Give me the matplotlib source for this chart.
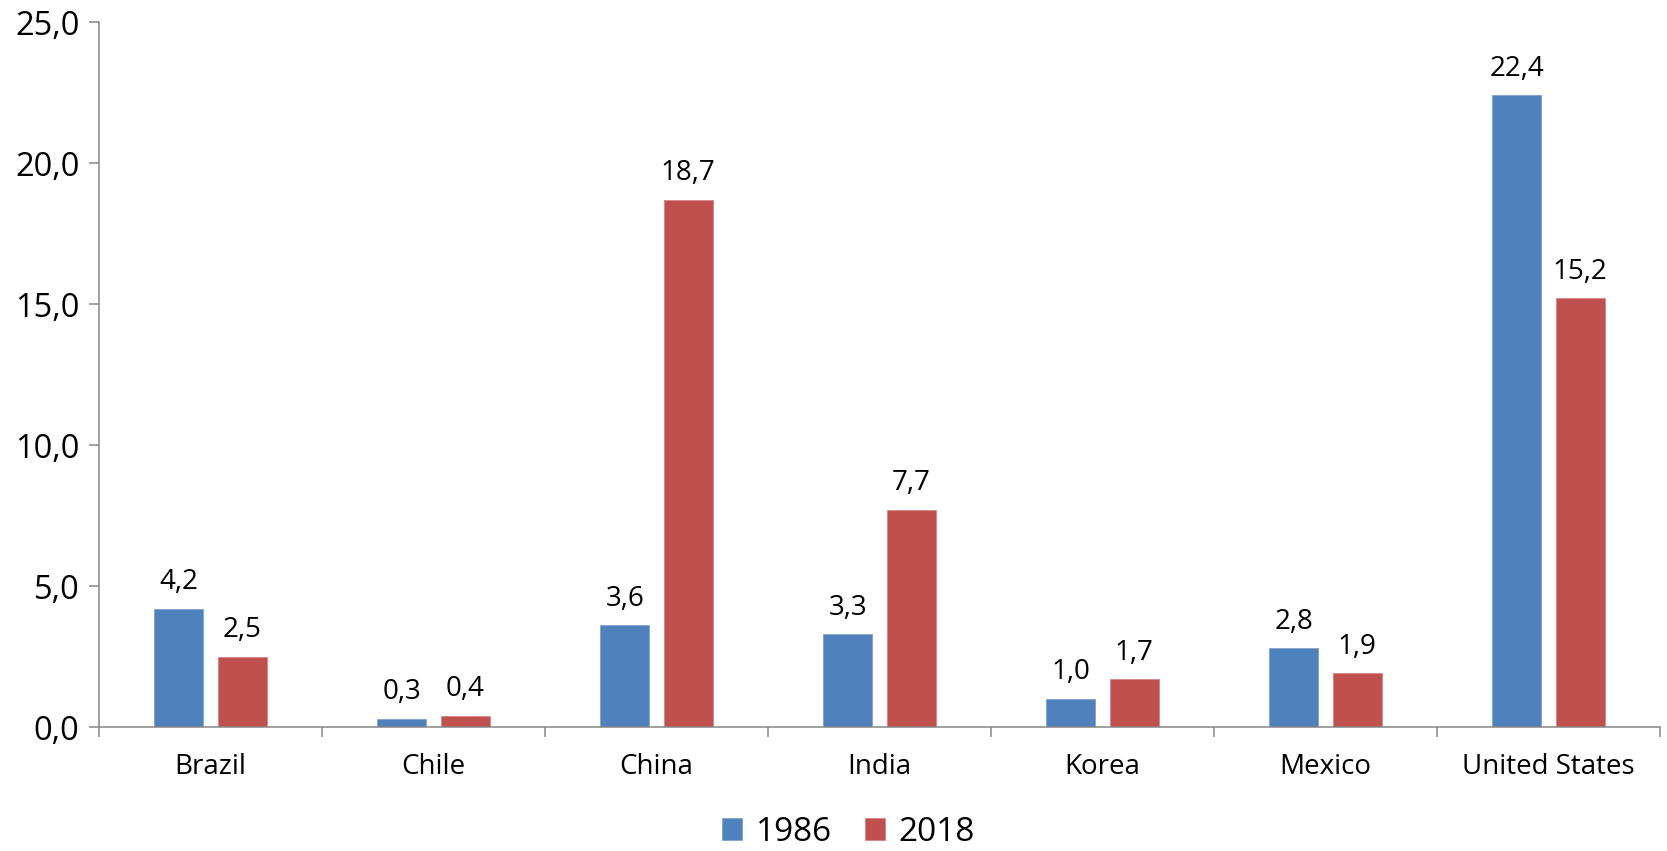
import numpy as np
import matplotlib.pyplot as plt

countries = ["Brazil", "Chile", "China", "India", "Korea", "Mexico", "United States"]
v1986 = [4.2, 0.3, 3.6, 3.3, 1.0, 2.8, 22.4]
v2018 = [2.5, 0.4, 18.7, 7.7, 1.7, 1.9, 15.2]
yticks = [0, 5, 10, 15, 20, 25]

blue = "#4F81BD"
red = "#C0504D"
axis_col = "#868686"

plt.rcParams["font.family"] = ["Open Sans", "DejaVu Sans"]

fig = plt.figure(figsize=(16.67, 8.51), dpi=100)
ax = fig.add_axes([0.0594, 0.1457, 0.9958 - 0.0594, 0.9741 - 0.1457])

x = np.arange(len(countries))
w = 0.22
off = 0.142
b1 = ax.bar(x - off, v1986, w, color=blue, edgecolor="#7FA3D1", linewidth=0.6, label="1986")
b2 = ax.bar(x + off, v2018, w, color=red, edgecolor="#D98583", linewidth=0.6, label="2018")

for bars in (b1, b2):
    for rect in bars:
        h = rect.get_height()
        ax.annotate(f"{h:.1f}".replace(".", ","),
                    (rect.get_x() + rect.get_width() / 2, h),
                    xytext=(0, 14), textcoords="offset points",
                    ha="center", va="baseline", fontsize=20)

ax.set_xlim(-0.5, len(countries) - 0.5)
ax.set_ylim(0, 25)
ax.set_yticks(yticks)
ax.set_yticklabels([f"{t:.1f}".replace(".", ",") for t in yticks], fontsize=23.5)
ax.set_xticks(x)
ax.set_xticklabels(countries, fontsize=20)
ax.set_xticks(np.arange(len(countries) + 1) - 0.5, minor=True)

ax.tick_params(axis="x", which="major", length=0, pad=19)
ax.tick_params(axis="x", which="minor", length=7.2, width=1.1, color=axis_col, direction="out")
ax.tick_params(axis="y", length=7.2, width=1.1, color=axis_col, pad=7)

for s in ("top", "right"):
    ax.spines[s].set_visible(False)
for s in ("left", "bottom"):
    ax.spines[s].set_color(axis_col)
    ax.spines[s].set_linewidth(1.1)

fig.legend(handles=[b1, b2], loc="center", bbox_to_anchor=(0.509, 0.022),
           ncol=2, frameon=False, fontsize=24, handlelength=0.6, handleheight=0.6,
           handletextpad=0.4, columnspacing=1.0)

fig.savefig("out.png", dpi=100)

══════════

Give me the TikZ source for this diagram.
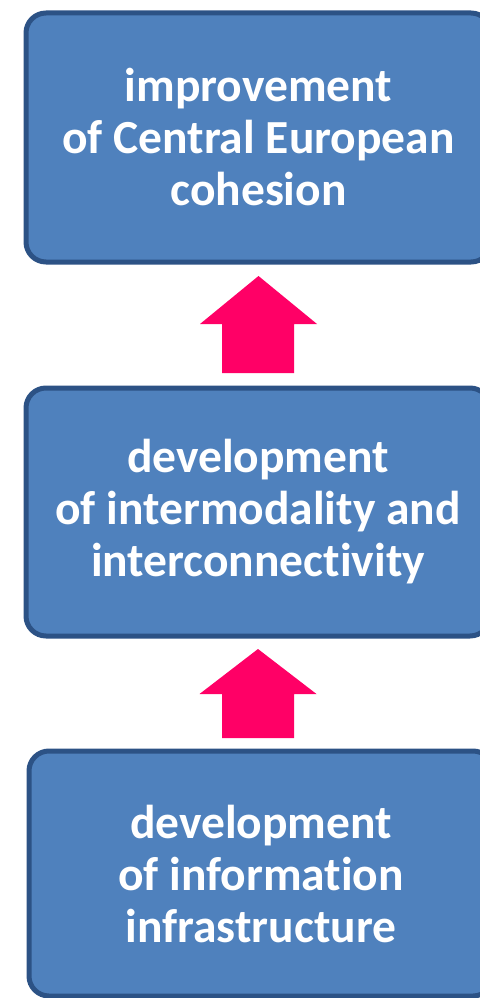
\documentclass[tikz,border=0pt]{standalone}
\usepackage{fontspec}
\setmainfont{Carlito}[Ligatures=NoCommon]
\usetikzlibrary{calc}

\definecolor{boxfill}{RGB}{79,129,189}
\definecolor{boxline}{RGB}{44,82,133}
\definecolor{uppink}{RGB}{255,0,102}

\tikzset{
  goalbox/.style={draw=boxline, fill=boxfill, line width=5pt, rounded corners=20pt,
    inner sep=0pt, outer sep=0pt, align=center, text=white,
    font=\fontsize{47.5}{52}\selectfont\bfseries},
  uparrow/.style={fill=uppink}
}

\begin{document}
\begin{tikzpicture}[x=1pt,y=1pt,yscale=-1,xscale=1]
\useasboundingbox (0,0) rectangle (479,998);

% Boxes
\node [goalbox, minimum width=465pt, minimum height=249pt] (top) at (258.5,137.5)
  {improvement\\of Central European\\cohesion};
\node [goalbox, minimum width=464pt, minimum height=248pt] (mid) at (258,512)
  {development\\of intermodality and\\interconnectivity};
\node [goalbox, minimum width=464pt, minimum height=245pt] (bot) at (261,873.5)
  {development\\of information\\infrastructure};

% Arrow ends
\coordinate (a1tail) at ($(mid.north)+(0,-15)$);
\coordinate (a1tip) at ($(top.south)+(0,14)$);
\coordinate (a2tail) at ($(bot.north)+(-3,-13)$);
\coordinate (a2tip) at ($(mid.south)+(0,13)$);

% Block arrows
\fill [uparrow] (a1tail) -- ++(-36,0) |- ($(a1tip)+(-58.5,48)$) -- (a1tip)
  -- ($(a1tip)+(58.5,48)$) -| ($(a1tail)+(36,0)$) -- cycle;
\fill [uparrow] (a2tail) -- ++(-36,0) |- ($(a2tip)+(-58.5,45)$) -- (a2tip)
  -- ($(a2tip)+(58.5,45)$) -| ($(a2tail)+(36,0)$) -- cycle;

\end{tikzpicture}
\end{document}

══════════

**Problem description:** Only the lines from the one with "Give me the matplotlib source for this chart." through the one with "b2 = ax.bar(x", both included, go in the copy, exactly as written. Leave the pictures behind.

**The result:**
Give me the matplotlib source for this chart.
import numpy as np
import matplotlib.pyplot as plt

countries = ["Brazil", "Chile", "China", "India", "Korea", "Mexico", "United States"]
v1986 = [4.2, 0.3, 3.6, 3.3, 1.0, 2.8, 22.4]
v2018 = [2.5, 0.4, 18.7, 7.7, 1.7, 1.9, 15.2]
yticks = [0, 5, 10, 15, 20, 25]

blue = "#4F81BD"
red = "#C0504D"
axis_col = "#868686"

plt.rcParams["font.family"] = ["Open Sans", "DejaVu Sans"]

fig = plt.figure(figsize=(16.67, 8.51), dpi=100)
ax = fig.add_axes([0.0594, 0.1457, 0.9958 - 0.0594, 0.9741 - 0.1457])

x = np.arange(len(countries))
w = 0.22
off = 0.142
b1 = ax.bar(x - off, v1986, w, color=blue, edgecolor="#7FA3D1", linewidth=0.6, label="1986")
b2 = ax.bar(x + off, v2018, w, color=red, edgecolor="#D98583", linewidth=0.6, label="2018")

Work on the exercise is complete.